Abstract

High-gradient strain field (HSF) measurement is attracting more and more attention from engineering and scientific fields, where digital image correlation (DIC) is widely adopted to calculate the dramatically changing displacement fields on stressed samples. Accurate reconstruction of reliable strain field from noisy displacement field is one of the key issues, since strain calculation is highly sensitive to displacement noise. The formally proposed improved Hermite finite element smoothing method (IHFESM) and fast Hermite element method (FHEM) are effective global smoothing techniques based on Tikhonov regularization. However, they involve complex meshing and global regularization matrix assembly processes.
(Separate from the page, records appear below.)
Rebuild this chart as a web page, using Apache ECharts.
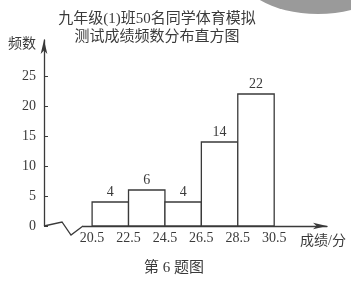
<!DOCTYPE html>
<html>
<head>
<meta charset="utf-8">
<script src="https://cdn.jsdelivr.net/npm/echarts@6/dist/echarts.min.js"></script>
<style>
  html, body { margin: 0; padding: 0; background: #fff; }
  #main { width: 351px; height: 286px; }
</style>
</head>
<body>
<div id="main"></div>
<script>
// 分组边界和频数
var binEdges = [20.5, 22.5, 24.5, 26.5, 28.5, 30.5];
var freqs = [4, 6, 4, 14, 22];
var yTicks = [0, 5, 10, 15, 20, 25];

var serif = '"Liberation Serif", "Noto Sans CJK SC", serif';
var ink = '#3a3a3a';

var chart = echarts.init(document.getElementById('main'), null, { renderer: 'canvas' });

var bars = freqs.map(function (f, i) {
  return [binEdges[i], binEdges[i + 1], f];
});

var option = {
  backgroundColor: '#ffffff',
  animation: false,
  title: {
    text: '九年级(1)班50名同学体育模拟\n测试成绩频数分布直方图',
    left: 152,
    top: 5,
    textAlign: 'center',
    textStyle: {
      fontFamily: serif,
      fontSize: 15,
      fontWeight: 'normal',
      color: ink,
      lineHeight: 18
    }
  },
  graphic: [
    // 扫描图右上角的灰色阴影
    {
      type: 'ellipse',
      shape: { cx: 318, cy: -28, rx: 78, ry: 42 },
      style: { fill: '#9a9a9a' },
      z: -1
    },
    {
      type: 'text',
      left: 8,
      top: 37,
      style: { text: '频数', font: '14px ' + serif, fill: ink }
    },
    {
      type: 'text',
      left: 300,
      top: 234,
      style: { text: '成绩/分', font: '14px ' + serif, fill: ink }
    },
    {
      type: 'text',
      left: 144,
      top: 261,
      style: { text: '第 6 题图', font: '15px ' + serif, fill: ink }
    }
  ],
  grid: {
    left: 83,
    right: 351 - 327,
    top: 40,
    bottom: 286 - 226
  },
  xAxis: {
    type: 'value',
    min: 20,
    max: 33.4,
    axisLine: {
      show: true,
      symbol: ['none', 'arrow'],
      symbolSize: [5, 14],
      lineStyle: { color: ink, width: 1.3 }
    },
    axisTick: { show: false },
    splitLine: { show: false },
    axisLabel: {
      customValues: binEdges,
      formatter: function (v) { return v.toFixed(1); },
      fontFamily: serif,
      fontSize: 14,
      color: ink,
      margin: 5
    }
  },
  yAxis: {
    type: 'value',
    min: 0,
    max: 31,
    offset: 39,
    axisLine: {
      show: true,
      symbol: ['none', 'arrow'],
      symbolSize: [5, 14],
      lineStyle: { color: ink, width: 1.3 }
    },
    axisTick: {
      show: true,
      inside: true,
      length: 4,
      customValues: yTicks,
      lineStyle: { color: ink }
    },
    splitLine: { show: false },
    axisLabel: {
      customValues: yTicks,
      fontFamily: serif,
      fontSize: 14,
      color: ink,
      margin: 8
    }
  },
  series: [
    {
      type: 'custom',
      clip: false,
      data: bars,
      renderItem: function (params, api) {
        var p0 = api.coord([api.value(0), api.value(2)]);
        var p1 = api.coord([api.value(1), 0]);
        return {
          type: 'rect',
          shape: { x: p0[0], y: p0[1], width: p1[0] - p0[0], height: p1[1] - p0[1] },
          style: { fill: '#fff', stroke: ink, lineWidth: 1.3 },
          textContent: {
            style: {
              text: String(api.value(2)),
              font: '14px ' + serif,
              fill: ink
            }
          },
          textConfig: { position: 'top', distance: 2 }
        };
      },
      encode: { x: [0, 1], y: 2 }
    },
    {
      // 坐标轴折断线
      type: 'custom',
      clip: false,
      silent: true,
      data: [[20, 0]],
      renderItem: function (params, api) {
        var o = api.coord([api.value(0), api.value(1)]);
        return {
          type: 'polyline',
          shape: {
            points: [
              [o[0] - 39, o[1]],
              [o[0] - 21, o[1] - 4],
              [o[0] - 12, o[1] + 9],
              [o[0], o[1]]
            ]
          },
          style: { fill: 'none', stroke: ink, lineWidth: 1.3 }
        };
      }
    }
  ]
};

chart.setOption(option);
</script>
</body>
</html>
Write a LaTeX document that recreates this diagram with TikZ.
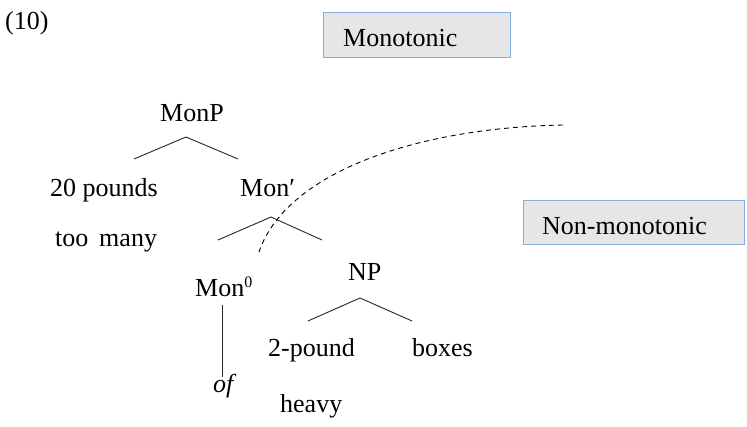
\documentclass[tikz,border=0pt]{standalone}
\usepackage{fontspec}
\setmainfont{Liberation Serif}
\definecolor{boxfill}{HTML}{E6E6E6}
\definecolor{boxline}{HTML}{82AEE0}
\begin{document}
\begin{tikzpicture}[x=1pt,y=-1pt,
  every node/.style={inner sep=0pt, font=\fontsize{26}{30}\selectfont},
  word/.style={anchor=base west},
  box/.style={draw=boxline, fill=boxfill, line width=1.3pt, anchor=north west},
  branch/.style={line width=0.9pt, draw=black!85}]
\useasboundingbox (0,0) rectangle (747,427);
% example number
\node[word] (num) at (5,30) {(10)};
% boxes
\node[box, minimum width=187pt, minimum height=45pt] (monobox) at (323,12) {};
\node[word] (monotxt) at (343,47) {Monotonic};
\node[box, minimum width=221pt, minimum height=44pt] (nonbox) at (523,200) {};
\node[word] (nontxt) at (542,235) {Non-monotonic};
% tree words
\node[word] (monp) at (160,122) {MonP};
\node[word] (spec1) at (50,197) {20 pounds};
\node[word] (spec2) at (55,247) {too\ \,many};
\node[word] (monbar) at (240,197) {Mon′};
\node[word] (mon0) at (195,297) {Mon\raisebox{9pt}{\fontsize{16}{16}\selectfont 0}};
\node[word] (of) at (213,393) {\textit{of}};
\node[word] (np) at (348,281) {NP};
\node[word] (pound) at (268,357) {2-pound};
\node[word] (boxes) at (412,357) {boxes};
\node[word] (heavy) at (280,413) {heavy};
% branch points
\coordinate (a1) at (186,137);
\coordinate (l1) at (134,159);
\coordinate (r1) at (238,159);
\coordinate (a2) at (271,217);
\coordinate (l2) at (218,240);
\coordinate (r2) at (322,240);
\coordinate (a3) at (360,298);
\coordinate (l3) at (308,321);
\coordinate (r3) at (412,321);
\coordinate (v1) at (222,305);
\coordinate (v2) at (222,377);
\draw[branch] (l1) -- (a1) -- (r1);
\draw[branch] (l2) -- (a2) -- (r2);
\draw[branch] (l3) -- (a3) -- (r3);
\draw[branch] (v1) -- (v2);
% dashed boundary
\coordinate (d1) at (563,125);
\coordinate (d2) at (259,252);
\draw[line width=0.9pt, dash pattern=on 5pt off 4pt] (d1) .. controls (410,128) and (285,175) .. (d2);
\end{tikzpicture}
\end{document}
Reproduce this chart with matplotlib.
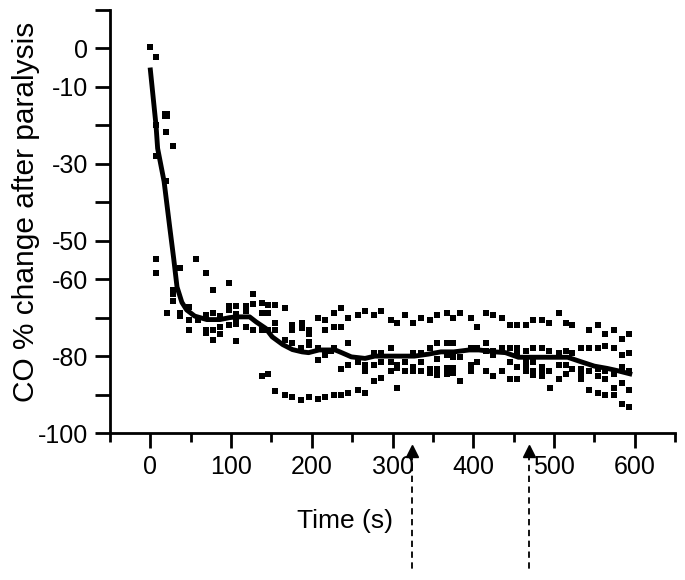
import matplotlib
matplotlib.use("Agg")
import matplotlib.pyplot as plt
import matplotlib.transforms as mtransforms

plt.rcParams['font.family'] = ['Liberation Sans', 'DejaVu Sans']
plt.rcParams['axes.unicode_minus'] = False

# individual samples (time in s, CO % change)
sample_time = [
    0, 7, 7, 19, 28, 7, 19,
    7, 7, 37, 57, 69, 97, 77,
    28, 28, 28, 20, 37, 37, 48, 48, 48,
    59, 69, 69, 69, 77, 77, 77, 86, 86, 86,
    97, 97, 97, 106, 106, 106, 106, 106,
    118, 118, 118, 127, 127, 127,
    138, 138, 138, 146, 146, 146,
    155, 155, 155, 167, 167, 176, 176, 176,
    188, 188, 187,
    138, 146, 155, 167, 176, 187, 196,
    196, 196, 196, 196,
    208, 216, 216, 228, 236, 228, 236, 245, 257, 266, 277, 286, 298, 306,
    315, 326, 335, 347, 355, 367, 375, 384,
    208, 208, 216, 224, 228, 236, 245, 245, 257, 266, 266, 277, 277, 277,
    286, 286, 286, 298, 298, 298, 306, 306, 306, 315, 315, 326, 326, 326,
    335, 335, 335, 347, 347, 347, 355, 355, 355, 355, 367, 367, 367, 367,
    375, 375, 375, 375, 384, 384,
    208, 216, 228, 236, 245, 257, 266,
    397, 405, 416, 424, 436, 445, 454, 465, 474, 485, 494, 506, 515, 523,
    544, 554, 563, 575, 584, 593,
    397, 397, 397, 405, 405, 416, 416, 416, 424, 424, 424, 436, 436,
    445, 445, 445, 454, 454, 454, 454, 465, 465, 465, 465,
    474, 474, 474, 474, 485, 485, 485, 485, 494, 494, 495,
    506, 506, 506, 515, 515, 515, 523, 523, 534, 534, 534, 534,
    544, 544, 544, 554, 554, 554, 554, 563, 563, 563, 563,
    575, 575, 575, 575, 584, 584, 584, 584, 593, 593, 593, 593,
]
sample_change = [
    0.3, -2.3, -20, -21.8, -25.4, -28, -34.5,
    -54.7, -58.4, -57.2, -54.7, -58.4, -60.9, -62.7,
    -62.7, -63.8, -65.7, -68.8, -68.8, -69.6, -67.2, -70.5, -73.1,
    -70.5, -69.4, -73.1, -74.1, -68.8, -73.1, -75.7, -69.6, -72.4, -74.3,
    -67.1, -67.9, -72, -67.1, -69, -70.5, -71.7, -76.1,
    -67.1, -68.3, -72.4, -63.8, -66.4, -73.1,
    -66.2, -68.8, -73.1, -66.8, -68.8, -73.3,
    -66.8, -71.3, -73.3, -67.5, -75.7, -72, -73.3, -76.7,
    -71.4, -72.6, -77.8,
    -85.3, -84.6, -89, -90.1, -90.7, -91.4, -90.7,
    -73.3, -74.3, -76.3, -77.1,
    -70, -70.7, -73.1, -68.8, -67.5, -72.4, -72.4, -70, -69.4, -68.3, -69.4, -68.3, -70.7, -71.3,
    -69.4, -71.3, -70, -70.7, -69.4, -68.8, -70, -68.8,
    -80.9, -78, -79.7, -78.6, -78, -83.4, -76.5, -82.3, -81.5, -82.3, -84, -79.1, -82.3, -86.4,
    -79.1, -81.5, -85.8, -78, -81.5, -84, -88.3, -82.3, -83.2, -81.5, -83.8, -79.1, -82.9, -84,
    -79.1, -81.5, -84, -78, -83.4, -84.3, -76.7, -80.8, -83.4, -84.9, -76.7, -79.7, -83.2, -84.6,
    -76.7, -80.3, -83.2, -84.5, -80.3, -86.4,
    -91.2, -90.7, -90.1, -90.1, -89.5, -88.8, -89.5,
    -70, -72.4, -68.8, -69.4, -70, -71.8, -71.8, -71.8, -70.7, -70.7, -71.3, -68.8, -71.3, -71.8,
    -73.1, -71.8, -74.3, -73.1, -75.6, -74.3,
    -78, -82.3, -84, -78, -81.5, -76.7, -78.6, -84, -78.6, -79.7, -85.3, -78, -84,
    -78, -81.5, -86, -78, -78.9, -82.9, -86, -78.6, -81.5, -82.3, -84,
    -78, -81.5, -84, -84.9, -78, -82.9, -83.6, -85.3, -78.6, -84, -88.3,
    -79.1, -82.3, -86, -78.6, -82.3, -84.6, -79.1, -83.4, -78, -83.4, -84.3, -86,
    -78, -84, -88.8, -78, -83.4, -85.3, -89.5, -77.4, -84, -86, -90.1,
    -78, -84.6, -88.3, -90.1, -79.7, -82.9, -87, -92.4, -79.1, -84, -88.8, -93.2,
]

# one larger sample near the start
big_time = [19]
big_change = [-17.2]

# mean curve
mean_time = [0, 7, 9, 17, 24, 29, 33, 39, 45, 55, 70, 86, 98, 106, 123, 131, 143,
             151, 164, 176, 188, 196, 209, 229, 237, 249, 266, 278, 307, 327,
             344, 360, 376, 395, 407, 427, 440, 456, 481, 517, 534, 550, 566,
             579, 594]
mean_change = [-5.6, -20, -26, -34.6, -46.5, -54.8, -62, -66, -68, -69.6, -70.5,
               -70.5, -70.0, -69.8, -69.8, -71.1, -72.8, -75, -77, -78.3, -78.9,
               -79.1, -78.4, -78.4, -79.1, -80.2, -80.6, -80, -80, -80, -79.5,
               -78.9, -78.9, -78.4, -78.4, -78.9, -79.1, -80.3, -80.3, -80.3,
               -81.5, -82.6, -83.2, -83.8, -84.6]

# marked time points (arrows under the axis)
arrow_times = [324, 469]

y_ticks = [-100, -90, -80, -70, -60, -50, -40, -30, -20, -10, 0, 10]
y_labels = ['-100', '', '-80', '', '-60', '-50', '', '-30', '', '-10', '0', '']
x_ticks = [0, 100, 200, 300, 400, 500, 600]
x_minor = [-50, 50, 150, 250, 350, 450, 550, 650]

fig = plt.figure(figsize=(6.85, 5.8), dpi=100)
ax = fig.add_axes([0.1606, 0.2534, 0.8248, 0.7294])

ax.scatter(sample_time, sample_change, marker='s', s=13, color='black',
           linewidths=0, zorder=2)
ax.scatter(big_time, big_change, marker='s', s=36, color='black',
           linewidths=0, zorder=2)
ax.plot(mean_time, mean_change, color='black', linewidth=3.5,
        solid_joinstyle='round', zorder=3)

ax.set_xlim(-50, 650)
ax.set_ylim(-100, 10)

for side in ['top', 'right']:
    ax.spines[side].set_visible(False)
for side in ['left', 'bottom']:
    ax.spines[side].set_linewidth(2)

ax.set_yticks(y_ticks)
ax.set_yticklabels(y_labels)
ax.set_xticks(x_ticks)
ax.set_xticklabels([str(t) for t in x_ticks])
ax.set_xticks(x_minor, minor=True)
ax.tick_params(axis='both', which='major', direction='out', length=11,
               width=2, labelsize=18, pad=5)
ax.tick_params(axis='x', which='minor', direction='out', length=6.5, width=2)

ax.set_xlabel('Time (s)', fontsize=19)
ax.xaxis.set_label_coords(0.416, -0.208)
ax.xaxis.label.set_va('center')
ax.set_ylabel('CO % change after paralysis', fontsize=21.5)
ax.yaxis.set_label_coords(-0.148, 0.522)
ax.yaxis.label.set_va('center')

# dashed arrows below the time axis
trans = mtransforms.blended_transform_factory(ax.transData, ax.transAxes)
for t in arrow_times:
    ax.plot([t, t], [-0.05, -0.33], transform=trans, color='black',
            linewidth=1.3, linestyle=(0, (3.5, 2.5)), clip_on=False)
    ax.plot([t], [-0.042], transform=trans, marker='^', markersize=8,
            color='black', linewidth=0, clip_on=False)

fig.savefig('out.png', dpi=100)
In this work, we present a local version of FHEM, called local Hermite (LH) method, in which one Hermite element is taken as a smoothing window centered on one displacement data, and the whole field is handled point-wisely. Two types of LH method are obtained by employing Hermite element with two types of continuities, i.e. C1 and C2. The smoothed displacement and strain are consequently computed from the regularized local surface as done in FHEM. Two kinds of simulated noisy displacement fields and one high-gradient displacement field obtained from shape memory alloy (SMA) tensile test are used to compare the performance of the proposed LH methods with the widely used point-wise least-squares (PLS) method. Experiments show that LH method with C2 element is nearly insensitive to window size, which is a quite useful property for practical engineering test without much prior knowledge. More importantly, it generally produces lower error than PLS in resolving local HSF. Thus, LH is a robust and accurate method which is highly recommended for practical HSF measurement.